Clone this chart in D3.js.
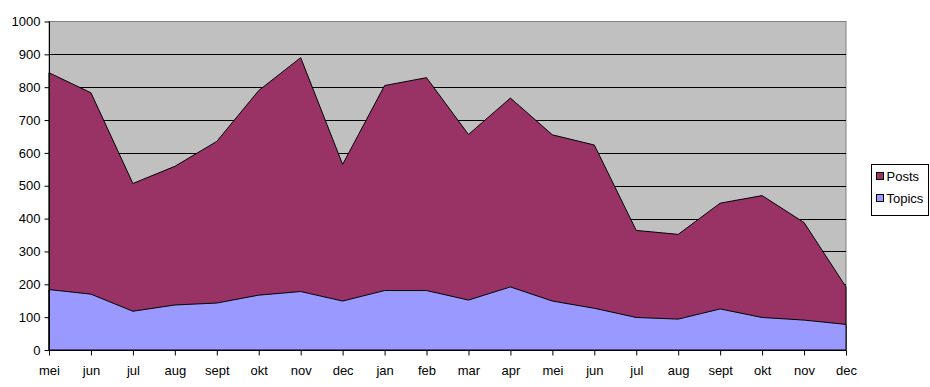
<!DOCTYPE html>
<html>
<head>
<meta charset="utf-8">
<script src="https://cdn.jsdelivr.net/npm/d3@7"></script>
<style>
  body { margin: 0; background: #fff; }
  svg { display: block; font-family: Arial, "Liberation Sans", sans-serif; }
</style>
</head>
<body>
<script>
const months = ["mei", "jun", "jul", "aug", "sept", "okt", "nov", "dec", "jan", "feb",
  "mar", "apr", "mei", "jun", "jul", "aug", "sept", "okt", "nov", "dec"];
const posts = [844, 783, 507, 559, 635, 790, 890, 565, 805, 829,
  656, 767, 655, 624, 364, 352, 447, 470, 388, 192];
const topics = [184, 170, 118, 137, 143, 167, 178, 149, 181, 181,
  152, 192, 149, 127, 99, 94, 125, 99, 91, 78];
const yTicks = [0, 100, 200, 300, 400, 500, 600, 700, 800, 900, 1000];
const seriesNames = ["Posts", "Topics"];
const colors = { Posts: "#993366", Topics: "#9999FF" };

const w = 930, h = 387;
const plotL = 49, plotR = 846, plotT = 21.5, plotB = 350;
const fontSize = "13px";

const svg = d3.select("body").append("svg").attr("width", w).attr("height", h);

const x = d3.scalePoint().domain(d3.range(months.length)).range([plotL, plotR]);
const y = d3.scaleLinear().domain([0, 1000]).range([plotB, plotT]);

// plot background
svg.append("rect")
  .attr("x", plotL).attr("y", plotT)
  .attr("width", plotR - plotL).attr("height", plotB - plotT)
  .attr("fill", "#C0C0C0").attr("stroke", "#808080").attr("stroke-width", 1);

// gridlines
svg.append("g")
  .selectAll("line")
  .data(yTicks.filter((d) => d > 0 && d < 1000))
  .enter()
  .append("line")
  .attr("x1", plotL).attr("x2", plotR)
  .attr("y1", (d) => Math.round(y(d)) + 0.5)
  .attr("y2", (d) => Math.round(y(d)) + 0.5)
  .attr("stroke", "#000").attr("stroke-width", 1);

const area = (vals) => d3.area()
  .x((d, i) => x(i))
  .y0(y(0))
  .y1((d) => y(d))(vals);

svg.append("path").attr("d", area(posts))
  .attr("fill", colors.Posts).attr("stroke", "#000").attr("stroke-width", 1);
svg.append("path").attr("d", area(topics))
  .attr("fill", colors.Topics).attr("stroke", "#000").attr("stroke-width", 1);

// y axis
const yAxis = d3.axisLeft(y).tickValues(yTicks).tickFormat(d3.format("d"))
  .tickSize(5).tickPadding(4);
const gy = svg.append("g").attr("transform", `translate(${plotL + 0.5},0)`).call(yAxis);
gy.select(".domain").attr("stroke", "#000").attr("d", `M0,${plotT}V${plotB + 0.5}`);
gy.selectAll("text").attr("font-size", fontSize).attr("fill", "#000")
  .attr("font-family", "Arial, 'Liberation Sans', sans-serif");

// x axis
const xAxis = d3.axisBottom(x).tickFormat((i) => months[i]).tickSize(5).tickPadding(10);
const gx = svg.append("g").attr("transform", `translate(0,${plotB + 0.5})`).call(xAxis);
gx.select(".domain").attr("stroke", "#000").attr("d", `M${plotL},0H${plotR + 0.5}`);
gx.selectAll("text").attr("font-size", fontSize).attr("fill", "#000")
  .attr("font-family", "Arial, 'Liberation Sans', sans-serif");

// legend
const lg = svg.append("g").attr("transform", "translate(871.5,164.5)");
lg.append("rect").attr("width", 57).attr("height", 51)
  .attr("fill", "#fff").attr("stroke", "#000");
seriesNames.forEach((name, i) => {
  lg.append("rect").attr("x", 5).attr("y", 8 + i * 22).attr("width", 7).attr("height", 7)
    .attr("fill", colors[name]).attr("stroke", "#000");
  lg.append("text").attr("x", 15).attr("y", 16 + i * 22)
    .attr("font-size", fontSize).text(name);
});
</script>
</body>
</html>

---

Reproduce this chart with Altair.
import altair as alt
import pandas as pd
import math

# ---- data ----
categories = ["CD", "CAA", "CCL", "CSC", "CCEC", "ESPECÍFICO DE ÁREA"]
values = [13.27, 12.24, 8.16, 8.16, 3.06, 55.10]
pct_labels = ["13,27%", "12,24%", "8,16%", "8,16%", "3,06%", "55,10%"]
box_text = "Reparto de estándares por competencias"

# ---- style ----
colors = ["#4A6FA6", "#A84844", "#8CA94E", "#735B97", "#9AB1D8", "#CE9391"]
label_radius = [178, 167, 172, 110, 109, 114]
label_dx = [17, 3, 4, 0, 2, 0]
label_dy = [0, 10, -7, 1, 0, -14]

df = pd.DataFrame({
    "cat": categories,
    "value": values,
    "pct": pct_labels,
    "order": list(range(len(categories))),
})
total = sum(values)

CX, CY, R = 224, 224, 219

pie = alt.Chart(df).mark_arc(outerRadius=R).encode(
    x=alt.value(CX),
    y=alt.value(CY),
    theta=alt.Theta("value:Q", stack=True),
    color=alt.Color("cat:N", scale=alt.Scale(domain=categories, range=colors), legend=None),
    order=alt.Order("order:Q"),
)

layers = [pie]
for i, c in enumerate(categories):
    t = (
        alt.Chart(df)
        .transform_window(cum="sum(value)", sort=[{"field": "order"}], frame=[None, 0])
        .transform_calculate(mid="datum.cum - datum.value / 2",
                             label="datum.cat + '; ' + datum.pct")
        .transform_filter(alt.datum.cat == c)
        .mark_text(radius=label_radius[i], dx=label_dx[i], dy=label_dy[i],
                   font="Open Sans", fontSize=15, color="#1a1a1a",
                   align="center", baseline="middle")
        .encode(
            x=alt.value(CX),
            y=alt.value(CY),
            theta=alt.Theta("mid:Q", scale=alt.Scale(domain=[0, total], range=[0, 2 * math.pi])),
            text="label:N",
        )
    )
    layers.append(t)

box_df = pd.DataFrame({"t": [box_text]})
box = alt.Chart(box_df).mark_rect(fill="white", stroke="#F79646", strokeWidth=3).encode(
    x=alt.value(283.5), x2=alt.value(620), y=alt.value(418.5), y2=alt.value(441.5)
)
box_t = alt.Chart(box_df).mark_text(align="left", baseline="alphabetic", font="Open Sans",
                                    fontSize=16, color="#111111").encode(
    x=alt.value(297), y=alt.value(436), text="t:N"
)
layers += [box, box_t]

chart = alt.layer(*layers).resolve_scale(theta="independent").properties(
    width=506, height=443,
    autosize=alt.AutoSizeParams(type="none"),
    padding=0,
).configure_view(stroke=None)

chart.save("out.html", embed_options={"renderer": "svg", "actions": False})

__AIM__
From the entries above, copy exactly the lines starting at the one with "Clone this chart in D3.js." and stopping at the one with "d3.scaleLinear().domain([0, 1000]).range([plotB, plotT]);", keeping both ends. Drop the pictures.

__RESPONSE TO THIS TASK__
Clone this chart in D3.js.
<!DOCTYPE html>
<html>
<head>
<meta charset="utf-8">
<script src="https://cdn.jsdelivr.net/npm/d3@7"></script>
<style>
  body { margin: 0; background: #fff; }
  svg { display: block; font-family: Arial, "Liberation Sans", sans-serif; }
</style>
</head>
<body>
<script>
const months = ["mei", "jun", "jul", "aug", "sept", "okt", "nov", "dec", "jan", "feb",
  "mar", "apr", "mei", "jun", "jul", "aug", "sept", "okt", "nov", "dec"];
const posts = [844, 783, 507, 559, 635, 790, 890, 565, 805, 829,
  656, 767, 655, 624, 364, 352, 447, 470, 388, 192];
const topics = [184, 170, 118, 137, 143, 167, 178, 149, 181, 181,
  152, 192, 149, 127, 99, 94, 125, 99, 91, 78];
const yTicks = [0, 100, 200, 300, 400, 500, 600, 700, 800, 900, 1000];
const seriesNames = ["Posts", "Topics"];
const colors = { Posts: "#993366", Topics: "#9999FF" };

const w = 930, h = 387;
const plotL = 49, plotR = 846, plotT = 21.5, plotB = 350;
const fontSize = "13px";

const svg = d3.select("body").append("svg").attr("width", w).attr("height", h);

const x = d3.scalePoint().domain(d3.range(months.length)).range([plotL, plotR]);
const y = d3.scaleLinear().domain([0, 1000]).range([plotB, plotT]);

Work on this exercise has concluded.